** Exercise aim **
Every record must be transcribed in its entirety, apart from the images, which are to be omitted.

[Entries with chart source code]
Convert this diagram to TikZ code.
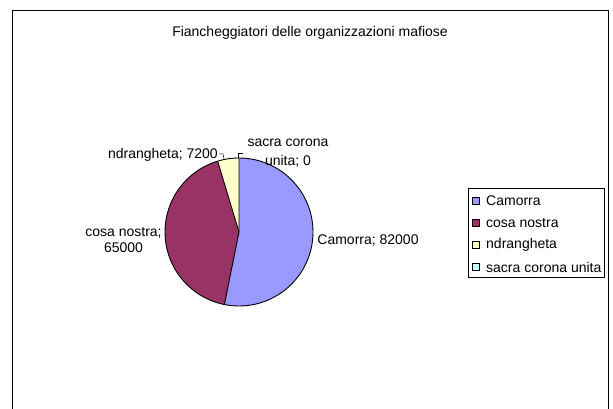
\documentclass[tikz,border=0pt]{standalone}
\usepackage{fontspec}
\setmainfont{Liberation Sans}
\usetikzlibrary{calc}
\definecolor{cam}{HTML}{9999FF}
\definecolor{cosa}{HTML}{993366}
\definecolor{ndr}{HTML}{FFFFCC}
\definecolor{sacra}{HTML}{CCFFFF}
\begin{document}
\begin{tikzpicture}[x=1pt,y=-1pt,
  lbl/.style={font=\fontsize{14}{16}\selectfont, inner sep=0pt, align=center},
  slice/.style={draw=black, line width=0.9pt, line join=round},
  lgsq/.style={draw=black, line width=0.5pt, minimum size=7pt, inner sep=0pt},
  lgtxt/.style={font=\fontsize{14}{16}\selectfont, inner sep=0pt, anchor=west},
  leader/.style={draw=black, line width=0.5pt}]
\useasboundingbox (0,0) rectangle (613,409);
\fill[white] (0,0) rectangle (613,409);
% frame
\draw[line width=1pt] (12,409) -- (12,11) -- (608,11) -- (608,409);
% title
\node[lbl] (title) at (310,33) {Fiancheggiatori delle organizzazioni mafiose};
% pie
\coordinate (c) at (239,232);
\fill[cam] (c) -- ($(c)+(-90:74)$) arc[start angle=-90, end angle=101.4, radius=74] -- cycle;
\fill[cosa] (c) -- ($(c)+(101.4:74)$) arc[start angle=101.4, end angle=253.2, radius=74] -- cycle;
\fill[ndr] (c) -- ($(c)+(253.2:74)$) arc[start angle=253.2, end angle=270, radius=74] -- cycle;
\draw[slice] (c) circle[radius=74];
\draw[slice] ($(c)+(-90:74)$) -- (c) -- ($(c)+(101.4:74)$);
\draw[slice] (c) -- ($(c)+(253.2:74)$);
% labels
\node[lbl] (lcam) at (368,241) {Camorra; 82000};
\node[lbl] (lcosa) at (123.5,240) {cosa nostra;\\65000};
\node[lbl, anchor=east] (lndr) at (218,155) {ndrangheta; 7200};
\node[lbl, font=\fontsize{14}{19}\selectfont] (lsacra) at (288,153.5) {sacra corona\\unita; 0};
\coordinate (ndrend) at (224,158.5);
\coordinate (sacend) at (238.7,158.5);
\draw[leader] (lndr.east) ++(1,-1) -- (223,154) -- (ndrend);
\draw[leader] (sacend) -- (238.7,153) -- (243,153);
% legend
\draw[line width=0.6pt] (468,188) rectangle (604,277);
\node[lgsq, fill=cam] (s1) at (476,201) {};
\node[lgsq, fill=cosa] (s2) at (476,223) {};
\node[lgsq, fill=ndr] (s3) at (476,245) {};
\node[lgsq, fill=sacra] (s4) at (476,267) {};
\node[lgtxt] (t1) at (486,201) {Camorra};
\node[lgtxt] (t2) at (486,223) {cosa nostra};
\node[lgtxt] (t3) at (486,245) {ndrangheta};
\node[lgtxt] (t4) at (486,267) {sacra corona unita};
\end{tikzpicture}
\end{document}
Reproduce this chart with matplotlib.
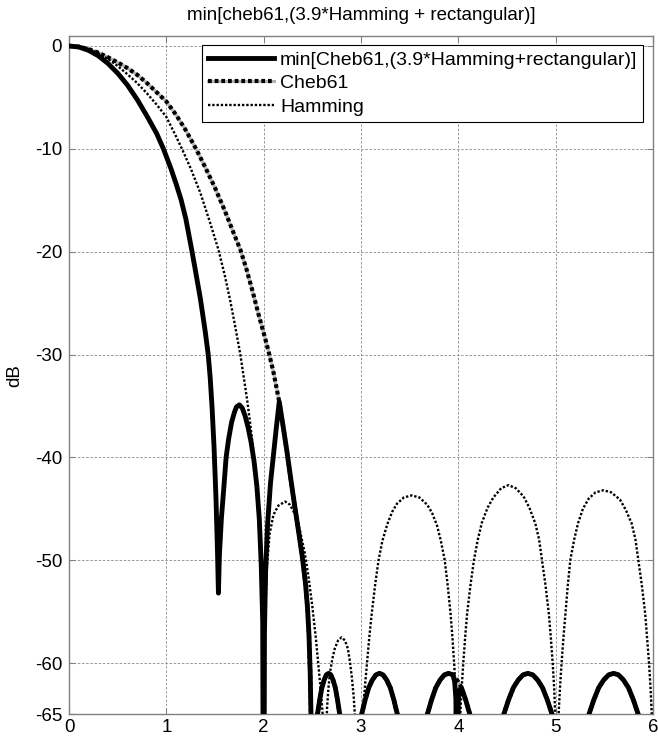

** Exercise answer **
Convert this diagram to TikZ code.
\documentclass[tikz,border=0pt]{standalone}
\usepackage{fontspec}
\setmainfont{Liberation Sans}
\usetikzlibrary{calc}
\definecolor{cam}{HTML}{9999FF}
\definecolor{cosa}{HTML}{993366}
\definecolor{ndr}{HTML}{FFFFCC}
\definecolor{sacra}{HTML}{CCFFFF}
\begin{document}
\begin{tikzpicture}[x=1pt,y=-1pt,
  lbl/.style={font=\fontsize{14}{16}\selectfont, inner sep=0pt, align=center},
  slice/.style={draw=black, line width=0.9pt, line join=round},
  lgsq/.style={draw=black, line width=0.5pt, minimum size=7pt, inner sep=0pt},
  lgtxt/.style={font=\fontsize{14}{16}\selectfont, inner sep=0pt, anchor=west},
  leader/.style={draw=black, line width=0.5pt}]
\useasboundingbox (0,0) rectangle (613,409);
\fill[white] (0,0) rectangle (613,409);
% frame
\draw[line width=1pt] (12,409) -- (12,11) -- (608,11) -- (608,409);
% title
\node[lbl] (title) at (310,33) {Fiancheggiatori delle organizzazioni mafiose};
% pie
\coordinate (c) at (239,232);
\fill[cam] (c) -- ($(c)+(-90:74)$) arc[start angle=-90, end angle=101.4, radius=74] -- cycle;
\fill[cosa] (c) -- ($(c)+(101.4:74)$) arc[start angle=101.4, end angle=253.2, radius=74] -- cycle;
\fill[ndr] (c) -- ($(c)+(253.2:74)$) arc[start angle=253.2, end angle=270, radius=74] -- cycle;
\draw[slice] (c) circle[radius=74];
\draw[slice] ($(c)+(-90:74)$) -- (c) -- ($(c)+(101.4:74)$);
\draw[slice] (c) -- ($(c)+(253.2:74)$);
% labels
\node[lbl] (lcam) at (368,241) {Camorra; 82000};
\node[lbl] (lcosa) at (123.5,240) {cosa nostra;\\65000};
\node[lbl, anchor=east] (lndr) at (218,155) {ndrangheta; 7200};
\node[lbl, font=\fontsize{14}{19}\selectfont] (lsacra) at (288,153.5) {sacra corona\\unita; 0};
\coordinate (ndrend) at (224,158.5);
\coordinate (sacend) at (238.7,158.5);
\draw[leader] (lndr.east) ++(1,-1) -- (223,154) -- (ndrend);
\draw[leader] (sacend) -- (238.7,153) -- (243,153);
% legend
\draw[line width=0.6pt] (468,188) rectangle (604,277);
\node[lgsq, fill=cam] (s1) at (476,201) {};
\node[lgsq, fill=cosa] (s2) at (476,223) {};
\node[lgsq, fill=ndr] (s3) at (476,245) {};
\node[lgsq, fill=sacra] (s4) at (476,267) {};
\node[lgtxt] (t1) at (486,201) {Camorra};
\node[lgtxt] (t2) at (486,223) {cosa nostra};
\node[lgtxt] (t3) at (486,245) {ndrangheta};
\node[lgtxt] (t4) at (486,267) {sacra corona unita};
\end{tikzpicture}
\end{document}
Reproduce this chart with matplotlib.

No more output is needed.